Heavy machinery business valuations

Heavy machinery business valuations focus on the equipment held by the entity and the rate of return required on those assets. Heavy machinery often relates to the agriculture, construction and or mining sectors and with or without operators.

Heavy machinery business valuation considerations include the current utilitisation rate of the equipment, the target utilisation rate and industry benchmark, the age and state of the equipment and the ongoing capital maintenance expenditure as well as the reinvestment expenditure for growth.

Other key heavy machinery business valuation components include competitive advantage, intellectual property and brand, product mix, customer concentration, barriers to entry, supplier and supplier agreements, exposure to and outlook for the industries it operates in and working capital requirements.

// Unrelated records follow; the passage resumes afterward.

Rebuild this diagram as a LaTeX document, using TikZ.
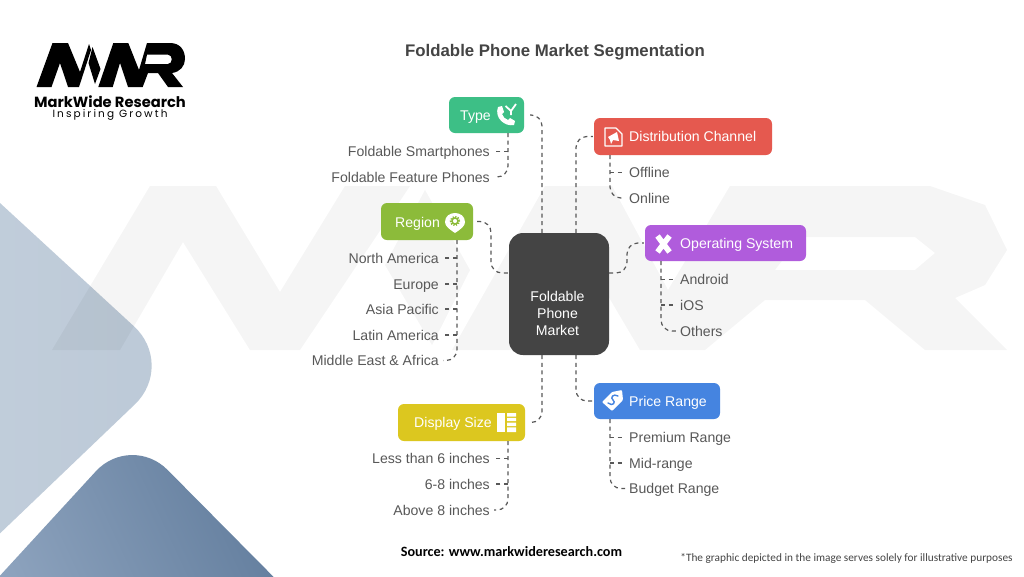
\documentclass[tikz,border=0pt]{standalone}
\usepackage{fontspec}
\setmainfont{Liberation Sans}
\newfontfamily\popf{Poppins}
\newfontfamily\carl{Carlito}
\definecolor{ctype}{HTML}{3DBF86}
\definecolor{cregion}{HTML}{8CBB3A}
\definecolor{cdist}{HTML}{E5594F}
\definecolor{cos}{HTML}{B05CDC}
\definecolor{cdisp}{HTML}{DCC71F}
\definecolor{cprice}{HTML}{4584E0}
\definecolor{ccenter}{HTML}{444444}
\definecolor{ctext}{HTML}{585858}
\definecolor{sa}{HTML}{C3CFDC}
\definecolor{sb}{HTML}{BCC9D7}
\definecolor{sc}{HTML}{93A8C2}
\definecolor{sd}{HTML}{5A7697}
\tikzset{
  x=1pt,y=-1pt,
  box/.style={fill=#1,draw=none,rounded corners=6pt,inner sep=0pt},
  boxtext/.style={text=white,font=\fontsize{14.1}{16}\selectfont,inner sep=0pt,text height=11pt,text depth=1pt},
  labl/.style={text=ctext,font=\fontsize{14.1}{16}\selectfont,inner ysep=0pt,inner xsep=4pt,text height=11pt,text depth=1pt},
  conn/.style={draw=ctext,line width=1.2pt,dash pattern=on 4pt off 3.6pt,rounded corners=11pt},
  branch/.style={draw=ctext,line width=1.2pt,dash pattern=on 4pt off 3.6pt},
  wmark/.style={fill=black,opacity=0.04},
}
\begin{document}
\begin{tikzpicture}
\useasboundingbox (0,0) rectangle (1024,576);
\clip (0,0) rectangle (1024,576);
\fill[white] (0,0) rectangle (1024,576);
% corner shapes
\shade[left color=sa,right color=sb,rounded corners=57pt] (-100,111) -- (176,365) -- (-100,629) -- cycle;
\shade[left color=sc,right color=sd,shading angle=115,rounded corners=52pt] (-60,641) -- (131,433) -- (350,654) -- cycle;
% watermark
\path[wmark] (52,350) -- (150,186) -- (216,186) -- (280,292) -- (345,186) -- (410,186) -- (300,350) -- (250,350) -- (183,242) -- (120,350) -- cycle;
\path[wmark] (425,190) -- (470,270) -- (432,345) -- (385,265) -- cycle;
\path[wmark,even odd rule] (452,350) -- (545,186) -- (612,186) -- (668,290) -- (730,186) -- (930,186) -- (985,205) -- (1007,250) -- (985,285) -- (955,298) -- (1007,350) -- (925,350) -- (865,300) -- (765,300) -- (705,350) -- (640,350) -- (578,245) -- (520,350) -- cycle
  (800,237) -- (915,237) -- (935,253) -- (915,270) -- (775,270) -- cycle;
% logo
\fill[black] (36.5,87) -- (52.5,43) -- (68,43) -- (80,72) -- (89,44) -- (91,50) -- (79,87) -- (68,87) -- (60,63) -- (51.5,87) -- cycle;
\fill[black] (92.5,47) -- (100.5,69) -- (95,84) -- (88.5,63) -- cycle;
\fill[black,even odd rule] (98.3,87) -- (113.3,43) -- (128.3,43) -- (139,70) -- (147,43) -- (170,43) .. controls (180,43) and (185,50) .. (185,59) .. controls (185,66) and (180,72) .. (172,73) -- (183,87) -- (168,87) -- (158,73) -- (148,73) -- (142.7,87) -- (128,87) -- (120,63) -- (112.7,87) -- cycle
  (147,54.7) -- (168,54.7) .. controls (173,54.7) and (173,64) .. (168,64) -- (145,64) -- cycle;
\node[inner sep=0pt,font=\popf\bfseries\fontsize{14.7}{15}\selectfont] (lg1) at (110,101.5) {MarkWide Research};
\node[inner sep=0pt,font=\popf\fontsize{10.5}{12}\selectfont] (lg2) at (110,115) {\addfontfeature{LetterSpace=20}Inspiring Growth};
% title etc
\node[inner sep=0pt,text=ccenter,font=\bfseries\fontsize{16.8}{20}\selectfont] (title) at (555,52) {Foldable Phone Market Segmentation};
\node[inner sep=0pt,font=\carl\bfseries\fontsize{14.2}{16}\selectfont] (src) at (511.5,551.5) {Source: www.markwideresearch.com};
\node[inner sep=0pt,text=ccenter,font=\carl\fontsize{11.3}{13}\selectfont] (note) at (846.5,558) {*The graphic depicted in the image serves solely for illustrative purposes};
% boxes
\node[box=ccenter,rounded corners=14pt,minimum width=100pt,minimum height=122pt] (center) at (559,294) {};
\node[text=white,font=\fontsize{14.1}{17}\selectfont,align=center,inner sep=0pt] (centert) at (557.5,313.5) {Foldable\\Phone\\Market};
\node[box=ctype,minimum width=75pt,minimum height=36pt] (type) at (486.5,115) {};
\node[box=cregion,minimum width=92pt,minimum height=37pt] (region) at (427,221.5) {};
\node[box=cdist,minimum width=178pt,minimum height=37pt] (dist) at (683,136.5) {};
\node[box=cos,minimum width=161pt,minimum height=36pt] (os) at (725.5,243) {};
\node[box=cdisp,minimum width=127pt,minimum height=37pt] (disp) at (461.5,422.5) {};
\node[box=cprice,minimum width=126pt,minimum height=36pt] (price) at (657,401) {};
\node[boxtext,anchor=west] (typet) at (460,115) {Type};
\node[boxtext,anchor=west] (regiont) at (395,222) {Region};
\node[boxtext,anchor=west] (distt) at (629,136.5) {Distribution Channel};
\node[boxtext,anchor=west] (ost) at (680,243) {Operating System};
\node[boxtext,anchor=west] (dispt) at (414,422.5) {Display Size};
\node[boxtext,anchor=west] (pricet) at (629,401) {Price Range};
% icons
\fill[white] (498,107) -- (502,106) -- (504,112) -- (502,114) .. controls (503,117) and (505,119) .. (508,120) -- (510,118) -- (515,121) -- (514,125) .. controls (505,127) and (494,118) .. (498,107) -- cycle;
\draw[white,line width=1.8pt] (505.5,106) -- (511,111) -- (516,104) (511,111) -- (511,115);
\fill[white] (455,233) .. controls (449,229) and (445,226) .. (445,222) .. controls (445,216) and (450,213) .. (455,213) .. controls (460,213) and (465,216) .. (465,222) .. controls (465,226) and (461,229) .. (455,233) -- cycle;
\draw[cregion,line width=2.4pt,dash pattern=on 1.2pt off 1.2pt] (455,221) circle[radius=4pt];
\draw[cregion,line width=1.5pt] (455,221) circle[radius=3pt];
\draw[white,line width=1.2pt,line join=round] (605,128) -- (616,128) -- (622,134) -- (622,146) -- (605,146) -- cycle;
\fill[white] (608,137) -- (617,132) -- (619,141) -- (613,140) -- (611,144) -- (610,140) -- cycle;
\draw[white,line width=5.5pt] (657.5,236) -- (669.5,252) (669.5,236) -- (657.5,252);
\fill[white] (497,413) rectangle (505,432);
\fill[white] (507,413) rectangle (516,416.5) (507,417.9) rectangle (516,421.2) (507,422.6) rectangle (516,426) (507,427.4) rectangle (516,432);
\fill[white,rounded corners=1pt] (612,392) -- (622,390) -- (623,400) -- (612,411) -- (602,402) -- cycle;
\draw[cprice,line width=1.4pt,line cap=round] (618,396) .. controls (613,393) and (610,398) .. (613,400) .. controls (616,402) and (613,407) .. (608,403);
% labels
\node[labl,anchor=east] (t1) at (494,151.5) {Foldable Smartphones};
\node[labl,anchor=east] (t2) at (494,177) {Foldable Feature Phones};
\node[labl,anchor=east] (r1) at (443,258) {North America};
\node[labl,anchor=east] (r2) at (443,284) {Europe};
\node[labl,anchor=east] (r3) at (443,309) {Asia Pacific};
\node[labl,anchor=east] (r4) at (443,335) {Latin America};
\node[labl,anchor=east] (r5) at (443,360.5) {Middle East \& Africa};
\node[labl,anchor=east] (d1) at (494,458.5) {Less than 6 inches};
\node[labl,anchor=east] (d2) at (494,484) {6-8 inches};
\node[labl,anchor=east] (d3) at (494,510) {Above 8 inches};
\node[labl,anchor=west] (c1) at (625,172.5) {Offline};
\node[labl,anchor=west] (c2) at (625,198) {Online};
\node[labl,anchor=west] (o1) at (676,279.5) {Android};
\node[labl,anchor=west] (o2) at (676,305) {iOS};
\node[labl,anchor=west] (o3) at (676,331) {Others};
\node[labl,anchor=west] (p1) at (625,437.5) {Premium Range};
\node[labl,anchor=west] (p2) at (625,463) {Mid-range};
\node[labl,anchor=west] (p3) at (625,488.5) {Budget Range};
% bus coordinates
\coordinate (tb) at (508,133);
\coordinate (rb) at (457,240);
\coordinate (db) at (508,441);
\coordinate (cb) at (610,155);
\coordinate (ob) at (661,261);
\coordinate (pb) at (610,419);
\coordinate (rbend) at (491,273);
\coordinate (obend) at (627,273);
% centre connectors
\draw[conn,shorten >=6pt] ([xshift=-17pt]center.north) |- (type.east);
\draw[conn,shorten >=1pt] ([xshift=17pt]center.north) |- (dist.west);
\draw[conn,shorten >=6pt] ([xshift=-17pt]center.south) |- (disp.east);
\draw[conn,shorten >=1pt] ([xshift=17pt]center.south) |- (price.west);
\draw[conn,shorten <=4pt] (region.east) -| (rbend) -- (center.west |- rbend);
\draw[conn,shorten >=1pt] (center.east |- obend) -- (obend) |- (os.west);
% group connectors
\draw[conn] (tb) |- (t2.east);
\draw[branch] (tb |- t1) -- (t1.east);
\draw[conn] (rb) |- (r5.east);
\foreach \n in {r1,r2,r3,r4} \draw[branch] (rb |- \n) -- (\n.east);
\draw[conn] (db) |- (d3.east);
\foreach \n in {d1,d2} \draw[branch] (db |- \n) -- (\n.east);
\draw[conn] (cb) |- (c2.west);
\draw[branch] (cb |- c1) -- (c1.west);
\draw[conn] (ob) |- (o3.west);
\foreach \n in {o1,o2} \draw[branch] (ob |- \n) -- (\n.west);
\draw[conn] (pb) |- (p3.west);
\foreach \n in {p1,p2} \draw[branch] (pb |- \n) -- (\n.west);
\end{tikzpicture}
\end{document}
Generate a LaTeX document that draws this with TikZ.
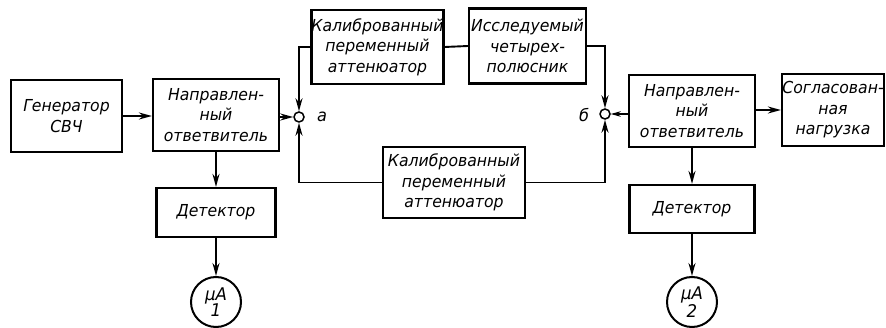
\documentclass[tikz,border=0pt]{standalone}
\usepackage{fontspec}
\setmainfont{DejaVu Sans}[FakeStretch=0.95]
\usetikzlibrary{arrows.meta,calc}
\begin{document}
\begin{tikzpicture}[x=1pt,y=-1pt,
  blk/.style={draw,line width=2.2pt,align=center,inner sep=0pt,
    font=\fontsize{16.5}{20.5}\selectfont\itshape},
  conn/.style={line width=1.9pt},
  arr/.style={conn,-{Stealth[length=13pt,width=7pt]}},
  jn/.style={circle,draw,line width=1.5pt,minimum size=10pt,inner sep=0pt},
  meter/.style={circle,draw,line width=2pt,minimum size=50pt,inner sep=0pt,
    align=center,font=\fontsize{17.5}{16.5}\selectfont\itshape},
  lbl/.style={font=\fontsize{17}{17}\selectfont\itshape,inner sep=0pt}
]
\useasboundingbox (0,0) rectangle (886,328);

\node[blk,minimum width=111pt,minimum height=72pt] (gen) at (66.5,116) {Генератор\\СВЧ};
\node[blk,minimum width=126pt,minimum height=72pt] (cpl1) at (216,115) {Направлен-\\ный\\ответвитель};
\node[blk,minimum width=119pt,minimum height=49pt] (det1) at (216,212.5) {Детектор};
\node[meter] (m1) at (216,302) {μA\\1};

\node[blk,minimum width=131pt,minimum height=74pt] (att1) at (377.5,47) {Калиброванный\\переменный\\аттенюатор};
\node[blk,minimum width=117pt,minimum height=75pt] (quad) at (527.5,46) {Исследуемый\\четырех-\\полюсник};
\node[blk,minimum width=142pt,minimum height=71pt] (att2) at (454,182.5) {Калиброванный\\переменный\\аттенюатор};

\node[jn] (a) at (299,117) {};
\node[jn] (b) at (605,114) {};
\node[lbl] (la) at (322,117) {а};
\node[lbl] (lb) at (584,115) {б};

\node[blk,minimum width=126pt,minimum height=72pt] (cpl2) at (692,111) {Направлен-\\ный\\ответвитель};
\node[blk,minimum width=102pt,minimum height=72pt] (load) at (833,110) {Согласован-\\ная\\нагрузка};
\node[blk,minimum width=125pt,minimum height=48pt] (det2) at (692,209) {Детектор};
\node[meter] (m2) at (692,302) {μA\\2};

% connectors
\draw[arr] (gen.east) -- (gen.east -| cpl1.west);
\draw[arr] (a.west -| cpl1.east) -- (a.west);
\draw[arr] (cpl1.south) -- (det1.north);
\draw[arr] (det1.south) -- (m1.north);

\draw[arr] (att1.west) -| (a.north);
\draw[conn] (att1.east) -- (quad.west);
\draw[arr] (quad.east) -| (b.north);
\draw[arr] (att2.west) -| (a.south);
\draw[arr] (att2.east) -| (b.south);

\draw[conn,line width=1.3pt,-{Stealth[length=10pt,width=5.5pt]}] (b.east -| cpl2.west) -- (b.east);
\draw[arr] (load.west -| cpl2.east) -- (load.west);
\draw[arr] (cpl2.south) -- (det2.north);
\draw[arr] (det2.south) -- (m2.north);
\end{tikzpicture}
\end{document}
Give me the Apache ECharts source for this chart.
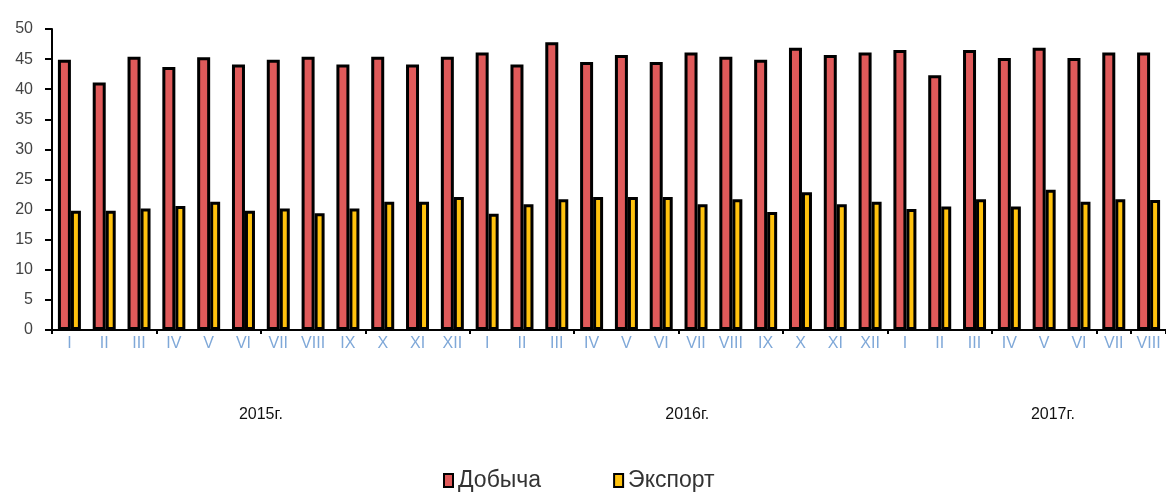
<!DOCTYPE html>
<html>
<head>
<meta charset="utf-8">
<script src="https://cdn.jsdelivr.net/npm/echarts@6/dist/echarts.min.js"></script>
<style>
  html, body { margin: 0; padding: 0; background: #fff; }
  #chart { width: 1166px; height: 497px; }
</style>
</head>
<body>
<div id="chart"></div>
<script>
  /* месяцы: 2015 (12), 2016 (12), 2017 (8) */
  var months = [
    'I', 'II', 'III', 'IV', 'V', 'VI', 'VII', 'VIII', 'IX', 'X', 'XI', 'XII',
    'I', 'II', 'III', 'IV', 'V', 'VI', 'VII', 'VIII', 'IX', 'X', 'XI', 'XII',
    'I', 'II', 'III', 'IV', 'V', 'VI', 'VII', 'VIII'
  ];

  var extraction = [
    44.9, 41.1, 45.4, 43.7, 45.3, 44.1, 44.9, 45.4, 44.1, 45.4, 44.1, 45.4,
    46.1, 44.1, 47.8, 44.5, 45.7, 44.5, 46.1, 45.4, 44.9,
    46.9, 45.7, 46.1, 46.5, 42.3, 46.5, 45.2, 46.9, 45.2, 46.1, 46.1
  ];

  var exportData = [
    19.8, 19.8, 20.2, 20.6, 21.3, 19.8, 20.2, 19.4, 20.2, 21.3, 21.3, 22.1,
    19.3, 20.9, 21.7, 22.1, 22.1, 22.1, 20.9, 21.7, 19.6,
    22.9, 20.9, 21.3, 20.1, 20.5, 21.7, 20.5, 23.3, 21.3, 21.7, 21.6
  ];

  var years = ['2015г.', '2016г.', '2017г.'];
  var yearLabelPos = [6, 18.25, 28.75];

  var chart = echarts.init(document.getElementById('chart'));

  chart.setOption({
    animation: false,
    textStyle: { fontFamily: 'Liberation Sans, Arial, sans-serif' },
    color: ['#E05A5A', '#FFC20E'],
    legend: {
      left: 438,
      bottom: 0,
      icon: 'rect',
      itemWidth: 9,
      itemHeight: 13,
      itemGap: 72,
      textStyle: { fontSize: 23, color: '#333' },
      data: ['Добыча', 'Экспорт']
    },
    grid: {
      left: 52,
      top: 29,
      width: 1120,
      height: 301
    },
    xAxis: [
      {
        type: 'category',
        data: months,
        boundaryGap: true,
        axisLine: { lineStyle: { color: '#000', width: 2 } },
        axisTick: { show: true, interval: 2, length: 4, lineStyle: { color: '#000', width: 2 } },
        axisLabel: { interval: 0, margin: 6, fontSize: 16, color: '#7FA8D8' }
      },
      {
        type: 'value',
        position: 'bottom',
        gridIndex: 0,
        min: 0,
        max: 32,
        interval: 0.25,
        offset: 77,
        axisLine: { show: false },
        axisTick: { show: false },
        splitLine: { show: false },
        axisLabel: {
          margin: 0,
          fontSize: 16,
          color: '#111',
          showMinLabel: false,
          showMaxLabel: false,
          formatter: function (v) {
            var i = yearLabelPos.indexOf(v);
            return i >= 0 ? years[i] : '';
          }
        }
      }
    ],
    yAxis: {
      type: 'value',
      min: 0,
      max: 50,
      interval: 5,
      axisLine: { show: true, lineStyle: { color: '#000', width: 2 } },
      axisTick: { show: true, length: 7, lineStyle: { color: '#000', width: 2 } },
      axisLabel: { margin: 19, fontSize: 16, color: '#444' },
      splitLine: { show: false }
    },
    series: [
      {
        name: 'Добыча',
        type: 'bar',
        xAxisIndex: 0,
        data: extraction,
        barWidth: 13,
        barGap: '0%',
        itemStyle: { borderColor: '#000', borderWidth: 3 }
      },
      {
        name: 'Экспорт',
        type: 'bar',
        xAxisIndex: 0,
        data: exportData,
        barWidth: 10,
        itemStyle: { borderColor: '#000', borderWidth: 3 }
      }
    ]
  });
</script>
</body>
</html>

Given the asset base of an heavy machinery business there is the potential to secure debt against the assets.  Debt holders typically require a lower return than equity holders, due to the security of the debt on assets.  The return debt holders require depends on factors such as default risk, being the risk the entity in unable to service the debt. 

Heavy machinery business valuation engagements have included:

  • The valuation of an oil & gas service provider, providing equipment such as pumps and monitoring equipment to keep wells producing. Valuation report prepared for a share transfer.
  • The valuation of a diamond and reverse circulation drilling equipment businesses. Valuation required for restructuring and ATO purposes.
  • The valuation of a vacuum truck and progressive cavity pumps equipment business. Valuation required for internal purposes for incoming and exiting shareholders.